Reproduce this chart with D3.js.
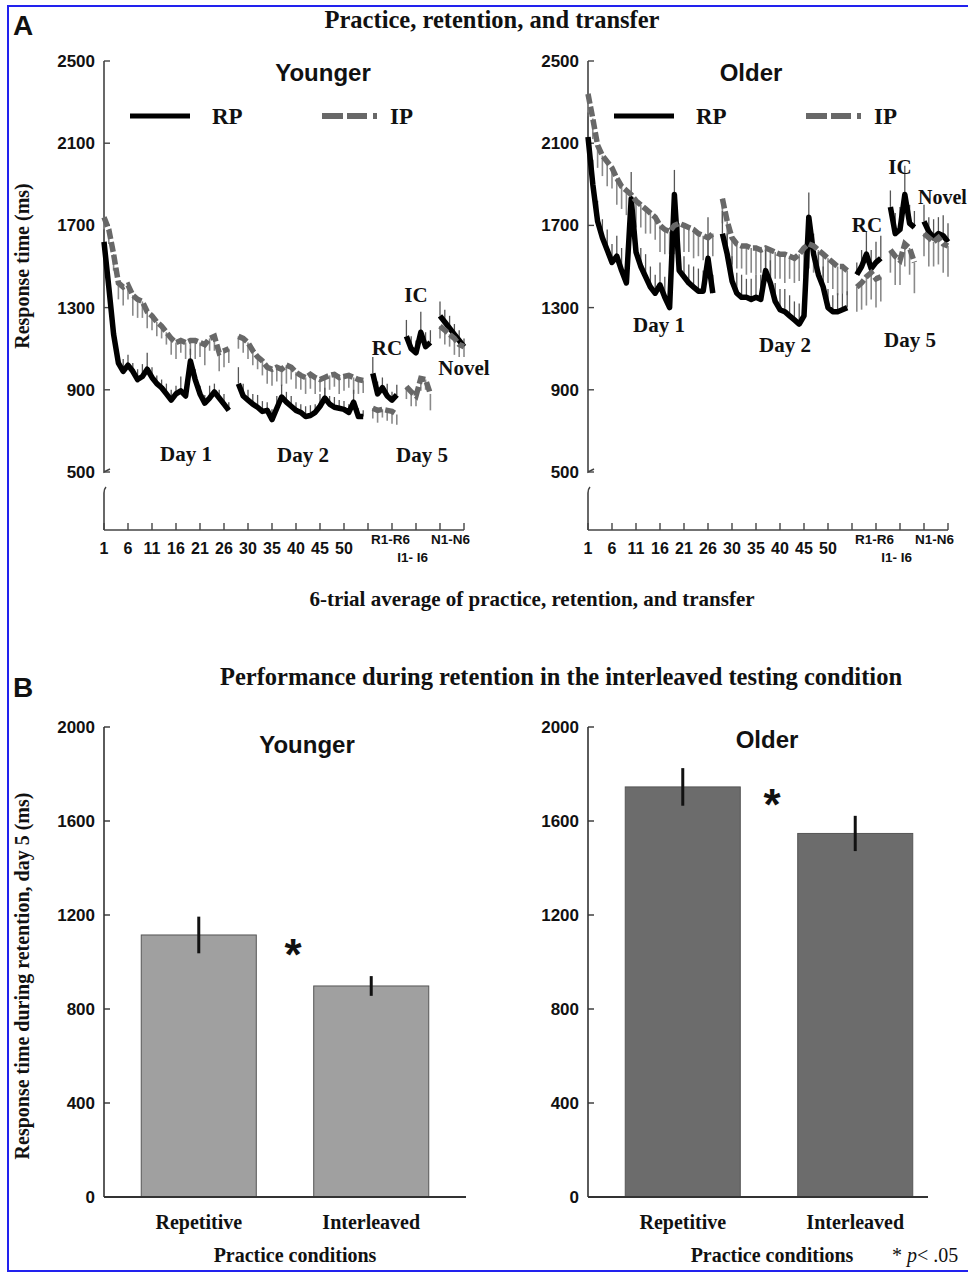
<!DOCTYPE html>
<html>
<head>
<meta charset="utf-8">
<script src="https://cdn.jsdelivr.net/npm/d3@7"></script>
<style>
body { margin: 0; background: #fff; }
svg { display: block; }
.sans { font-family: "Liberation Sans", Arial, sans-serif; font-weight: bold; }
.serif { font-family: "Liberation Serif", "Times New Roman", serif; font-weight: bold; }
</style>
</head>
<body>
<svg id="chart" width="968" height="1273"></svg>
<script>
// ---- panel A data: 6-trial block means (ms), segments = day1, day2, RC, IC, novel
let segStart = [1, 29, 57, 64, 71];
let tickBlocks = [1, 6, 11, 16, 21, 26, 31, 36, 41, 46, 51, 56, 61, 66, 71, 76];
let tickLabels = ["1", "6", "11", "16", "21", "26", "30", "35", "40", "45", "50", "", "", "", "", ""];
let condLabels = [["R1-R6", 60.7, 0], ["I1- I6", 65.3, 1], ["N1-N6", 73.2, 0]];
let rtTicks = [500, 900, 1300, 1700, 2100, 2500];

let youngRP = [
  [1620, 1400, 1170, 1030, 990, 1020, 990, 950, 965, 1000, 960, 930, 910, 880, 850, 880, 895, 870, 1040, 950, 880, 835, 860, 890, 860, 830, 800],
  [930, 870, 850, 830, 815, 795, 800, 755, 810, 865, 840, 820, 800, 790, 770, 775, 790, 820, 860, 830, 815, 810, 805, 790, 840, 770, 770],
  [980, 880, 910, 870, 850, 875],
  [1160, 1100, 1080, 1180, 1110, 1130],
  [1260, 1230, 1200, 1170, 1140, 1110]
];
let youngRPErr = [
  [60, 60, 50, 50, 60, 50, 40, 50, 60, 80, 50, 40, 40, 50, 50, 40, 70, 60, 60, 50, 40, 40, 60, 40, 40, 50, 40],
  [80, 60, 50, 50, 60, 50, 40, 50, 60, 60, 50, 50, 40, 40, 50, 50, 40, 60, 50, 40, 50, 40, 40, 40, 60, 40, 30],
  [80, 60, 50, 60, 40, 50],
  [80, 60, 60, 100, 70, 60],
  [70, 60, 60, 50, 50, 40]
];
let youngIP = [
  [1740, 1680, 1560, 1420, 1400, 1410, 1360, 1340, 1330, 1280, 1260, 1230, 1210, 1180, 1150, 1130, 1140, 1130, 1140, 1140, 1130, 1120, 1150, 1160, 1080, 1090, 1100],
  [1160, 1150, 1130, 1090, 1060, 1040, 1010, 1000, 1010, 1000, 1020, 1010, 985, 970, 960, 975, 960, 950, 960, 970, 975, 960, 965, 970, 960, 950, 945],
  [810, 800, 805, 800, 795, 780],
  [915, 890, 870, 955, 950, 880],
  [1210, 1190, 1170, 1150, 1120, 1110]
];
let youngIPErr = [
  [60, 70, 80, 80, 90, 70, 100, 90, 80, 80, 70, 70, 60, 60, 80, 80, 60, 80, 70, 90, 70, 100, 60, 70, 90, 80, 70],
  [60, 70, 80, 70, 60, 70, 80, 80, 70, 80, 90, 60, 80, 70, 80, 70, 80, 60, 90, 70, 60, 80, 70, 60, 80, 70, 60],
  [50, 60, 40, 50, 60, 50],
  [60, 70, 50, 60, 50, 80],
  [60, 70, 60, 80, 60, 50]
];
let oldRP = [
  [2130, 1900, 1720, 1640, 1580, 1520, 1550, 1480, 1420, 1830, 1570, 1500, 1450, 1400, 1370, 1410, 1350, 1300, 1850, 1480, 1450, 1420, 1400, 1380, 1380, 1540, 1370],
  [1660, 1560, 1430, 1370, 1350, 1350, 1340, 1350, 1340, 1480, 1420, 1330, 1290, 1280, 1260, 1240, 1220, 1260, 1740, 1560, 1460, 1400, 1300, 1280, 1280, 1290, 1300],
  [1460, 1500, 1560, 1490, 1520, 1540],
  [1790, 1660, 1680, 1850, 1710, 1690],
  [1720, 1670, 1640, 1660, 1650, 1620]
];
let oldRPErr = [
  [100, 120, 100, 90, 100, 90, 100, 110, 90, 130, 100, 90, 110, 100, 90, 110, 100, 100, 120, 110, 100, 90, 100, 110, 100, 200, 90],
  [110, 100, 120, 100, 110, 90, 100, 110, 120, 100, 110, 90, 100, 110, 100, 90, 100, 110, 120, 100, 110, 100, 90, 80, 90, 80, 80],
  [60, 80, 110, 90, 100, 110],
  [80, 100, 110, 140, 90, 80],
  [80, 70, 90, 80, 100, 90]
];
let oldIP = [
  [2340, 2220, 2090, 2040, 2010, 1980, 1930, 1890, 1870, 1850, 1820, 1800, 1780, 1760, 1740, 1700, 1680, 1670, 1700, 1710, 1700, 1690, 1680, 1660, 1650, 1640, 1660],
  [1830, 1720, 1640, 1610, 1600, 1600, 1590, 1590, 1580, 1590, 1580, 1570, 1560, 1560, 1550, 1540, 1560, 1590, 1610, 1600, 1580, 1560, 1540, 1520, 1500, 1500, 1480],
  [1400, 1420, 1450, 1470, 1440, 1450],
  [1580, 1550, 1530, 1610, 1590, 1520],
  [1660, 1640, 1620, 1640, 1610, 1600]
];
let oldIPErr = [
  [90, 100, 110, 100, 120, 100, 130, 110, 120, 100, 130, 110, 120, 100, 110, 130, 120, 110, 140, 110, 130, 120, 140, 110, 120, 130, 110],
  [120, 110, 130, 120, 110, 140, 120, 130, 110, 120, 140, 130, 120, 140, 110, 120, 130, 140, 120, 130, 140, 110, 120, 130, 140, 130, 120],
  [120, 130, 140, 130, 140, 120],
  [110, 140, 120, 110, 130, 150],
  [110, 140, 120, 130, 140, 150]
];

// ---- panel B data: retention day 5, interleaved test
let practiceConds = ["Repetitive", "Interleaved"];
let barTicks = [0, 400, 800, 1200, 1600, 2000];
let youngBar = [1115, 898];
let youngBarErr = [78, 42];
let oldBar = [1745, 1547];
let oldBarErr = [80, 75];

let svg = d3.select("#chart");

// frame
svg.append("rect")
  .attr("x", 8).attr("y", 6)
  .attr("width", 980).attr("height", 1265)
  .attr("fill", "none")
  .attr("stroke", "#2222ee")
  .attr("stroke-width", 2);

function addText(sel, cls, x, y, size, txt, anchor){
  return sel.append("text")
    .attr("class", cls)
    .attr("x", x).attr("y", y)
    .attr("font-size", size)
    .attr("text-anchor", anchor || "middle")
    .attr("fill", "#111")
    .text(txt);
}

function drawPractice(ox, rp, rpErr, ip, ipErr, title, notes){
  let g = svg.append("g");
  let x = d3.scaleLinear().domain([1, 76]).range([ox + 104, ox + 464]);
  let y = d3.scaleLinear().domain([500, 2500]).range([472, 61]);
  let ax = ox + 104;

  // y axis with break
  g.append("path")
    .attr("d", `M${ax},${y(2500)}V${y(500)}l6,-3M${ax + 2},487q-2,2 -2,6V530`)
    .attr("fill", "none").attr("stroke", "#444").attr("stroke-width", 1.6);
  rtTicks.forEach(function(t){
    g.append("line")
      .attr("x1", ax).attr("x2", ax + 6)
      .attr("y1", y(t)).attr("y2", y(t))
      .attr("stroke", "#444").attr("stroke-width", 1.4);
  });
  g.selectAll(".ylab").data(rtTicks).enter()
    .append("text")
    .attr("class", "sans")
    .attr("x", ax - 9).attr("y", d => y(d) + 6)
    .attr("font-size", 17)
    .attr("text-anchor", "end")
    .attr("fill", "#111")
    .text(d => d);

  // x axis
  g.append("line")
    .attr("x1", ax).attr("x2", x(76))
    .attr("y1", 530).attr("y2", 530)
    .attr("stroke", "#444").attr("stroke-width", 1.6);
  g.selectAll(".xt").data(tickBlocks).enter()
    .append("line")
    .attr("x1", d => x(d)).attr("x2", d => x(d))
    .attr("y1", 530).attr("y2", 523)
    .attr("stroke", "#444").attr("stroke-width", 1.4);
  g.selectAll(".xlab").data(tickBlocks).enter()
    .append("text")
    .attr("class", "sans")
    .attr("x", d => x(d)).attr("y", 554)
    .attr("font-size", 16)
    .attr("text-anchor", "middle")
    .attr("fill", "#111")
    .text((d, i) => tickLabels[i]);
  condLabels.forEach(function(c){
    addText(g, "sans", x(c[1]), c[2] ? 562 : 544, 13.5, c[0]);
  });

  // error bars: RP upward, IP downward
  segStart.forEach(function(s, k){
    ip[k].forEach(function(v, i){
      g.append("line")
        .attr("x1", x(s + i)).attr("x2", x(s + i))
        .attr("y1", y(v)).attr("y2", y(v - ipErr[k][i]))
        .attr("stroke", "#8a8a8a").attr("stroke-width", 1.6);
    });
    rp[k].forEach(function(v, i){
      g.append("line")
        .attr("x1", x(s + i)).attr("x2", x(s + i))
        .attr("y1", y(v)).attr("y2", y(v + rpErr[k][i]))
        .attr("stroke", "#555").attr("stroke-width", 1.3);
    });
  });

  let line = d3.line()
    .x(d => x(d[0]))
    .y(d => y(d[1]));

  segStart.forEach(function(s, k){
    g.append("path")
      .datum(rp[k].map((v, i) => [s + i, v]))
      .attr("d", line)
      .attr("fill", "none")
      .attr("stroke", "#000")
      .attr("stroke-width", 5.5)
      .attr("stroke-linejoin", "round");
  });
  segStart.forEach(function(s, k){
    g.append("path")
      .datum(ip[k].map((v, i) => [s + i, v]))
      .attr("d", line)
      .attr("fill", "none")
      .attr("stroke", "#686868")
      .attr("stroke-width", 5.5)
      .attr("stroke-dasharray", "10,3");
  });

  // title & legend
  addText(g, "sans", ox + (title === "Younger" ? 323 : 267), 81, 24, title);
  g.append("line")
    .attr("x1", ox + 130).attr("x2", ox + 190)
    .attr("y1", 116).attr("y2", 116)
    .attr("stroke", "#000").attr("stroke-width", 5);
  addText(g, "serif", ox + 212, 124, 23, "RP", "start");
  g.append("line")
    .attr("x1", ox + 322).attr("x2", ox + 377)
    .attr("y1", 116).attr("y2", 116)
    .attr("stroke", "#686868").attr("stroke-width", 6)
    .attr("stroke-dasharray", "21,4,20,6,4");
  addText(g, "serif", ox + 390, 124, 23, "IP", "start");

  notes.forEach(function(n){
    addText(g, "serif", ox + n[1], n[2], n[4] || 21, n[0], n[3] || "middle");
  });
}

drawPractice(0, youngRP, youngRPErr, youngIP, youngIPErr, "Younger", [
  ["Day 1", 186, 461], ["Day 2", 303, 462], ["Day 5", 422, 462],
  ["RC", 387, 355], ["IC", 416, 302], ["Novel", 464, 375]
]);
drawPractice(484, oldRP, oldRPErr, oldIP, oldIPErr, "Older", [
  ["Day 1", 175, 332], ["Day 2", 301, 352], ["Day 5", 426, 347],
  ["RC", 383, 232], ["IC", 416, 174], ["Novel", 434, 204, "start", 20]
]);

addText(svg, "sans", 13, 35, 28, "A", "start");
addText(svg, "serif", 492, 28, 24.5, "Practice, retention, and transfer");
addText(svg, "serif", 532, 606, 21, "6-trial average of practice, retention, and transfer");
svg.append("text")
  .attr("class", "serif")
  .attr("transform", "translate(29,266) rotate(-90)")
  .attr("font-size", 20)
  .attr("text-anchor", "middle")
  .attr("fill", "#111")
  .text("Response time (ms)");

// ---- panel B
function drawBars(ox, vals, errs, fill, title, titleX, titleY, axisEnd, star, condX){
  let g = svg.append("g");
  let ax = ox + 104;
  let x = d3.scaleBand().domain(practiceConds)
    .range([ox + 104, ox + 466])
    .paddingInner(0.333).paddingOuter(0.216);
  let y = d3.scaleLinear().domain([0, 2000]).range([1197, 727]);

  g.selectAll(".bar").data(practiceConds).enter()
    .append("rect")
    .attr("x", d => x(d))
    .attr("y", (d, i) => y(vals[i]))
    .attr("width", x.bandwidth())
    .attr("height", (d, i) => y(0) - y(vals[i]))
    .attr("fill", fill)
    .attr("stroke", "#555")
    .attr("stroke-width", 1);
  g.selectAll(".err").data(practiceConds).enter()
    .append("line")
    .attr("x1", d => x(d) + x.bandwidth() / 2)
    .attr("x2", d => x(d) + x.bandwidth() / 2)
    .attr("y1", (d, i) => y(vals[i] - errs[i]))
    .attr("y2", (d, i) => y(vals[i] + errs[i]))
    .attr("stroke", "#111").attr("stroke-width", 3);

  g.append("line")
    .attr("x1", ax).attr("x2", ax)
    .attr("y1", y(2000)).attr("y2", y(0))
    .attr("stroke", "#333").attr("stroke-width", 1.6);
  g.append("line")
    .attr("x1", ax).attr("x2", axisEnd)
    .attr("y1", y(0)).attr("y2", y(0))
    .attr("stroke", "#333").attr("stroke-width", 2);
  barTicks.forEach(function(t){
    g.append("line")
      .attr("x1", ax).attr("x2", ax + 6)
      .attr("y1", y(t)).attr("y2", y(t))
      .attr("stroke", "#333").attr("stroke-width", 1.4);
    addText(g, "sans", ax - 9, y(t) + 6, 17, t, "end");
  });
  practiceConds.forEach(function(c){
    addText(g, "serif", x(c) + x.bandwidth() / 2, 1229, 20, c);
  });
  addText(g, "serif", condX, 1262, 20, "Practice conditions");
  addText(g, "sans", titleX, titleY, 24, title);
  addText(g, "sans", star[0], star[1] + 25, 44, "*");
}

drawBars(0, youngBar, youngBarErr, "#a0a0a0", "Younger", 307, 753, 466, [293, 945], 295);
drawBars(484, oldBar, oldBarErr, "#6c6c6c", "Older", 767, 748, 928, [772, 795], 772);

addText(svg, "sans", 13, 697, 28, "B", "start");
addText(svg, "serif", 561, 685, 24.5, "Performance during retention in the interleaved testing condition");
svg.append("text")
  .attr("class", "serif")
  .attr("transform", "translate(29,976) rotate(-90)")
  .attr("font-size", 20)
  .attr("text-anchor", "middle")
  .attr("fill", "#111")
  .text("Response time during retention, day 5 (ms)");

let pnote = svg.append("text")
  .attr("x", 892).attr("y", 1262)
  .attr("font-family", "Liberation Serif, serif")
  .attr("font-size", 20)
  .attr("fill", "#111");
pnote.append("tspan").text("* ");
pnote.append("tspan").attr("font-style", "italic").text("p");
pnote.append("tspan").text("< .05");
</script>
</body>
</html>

_____

◆ EXERCISE BRIEF
Extract the lines exactly, please: the first line of the listing, the line with "let rtTicks = [500, 900, 1300, 1700, 2100, 2500];", and every line between them, but no pictures.

◆ TASK RESULT
Reproduce this chart with D3.js.
<!DOCTYPE html>
<html>
<head>
<meta charset="utf-8">
<script src="https://cdn.jsdelivr.net/npm/d3@7"></script>
<style>
body { margin: 0; background: #fff; }
svg { display: block; }
.sans { font-family: "Liberation Sans", Arial, sans-serif; font-weight: bold; }
.serif { font-family: "Liberation Serif", "Times New Roman", serif; font-weight: bold; }
</style>
</head>
<body>
<svg id="chart" width="968" height="1273"></svg>
<script>
// ---- panel A data: 6-trial block means (ms), segments = day1, day2, RC, IC, novel
let segStart = [1, 29, 57, 64, 71];
let tickBlocks = [1, 6, 11, 16, 21, 26, 31, 36, 41, 46, 51, 56, 61, 66, 71, 76];
let tickLabels = ["1", "6", "11", "16", "21", "26", "30", "35", "40", "45", "50", "", "", "", "", ""];
let condLabels = [["R1-R6", 60.7, 0], ["I1- I6", 65.3, 1], ["N1-N6", 73.2, 0]];
let rtTicks = [500, 900, 1300, 1700, 2100, 2500];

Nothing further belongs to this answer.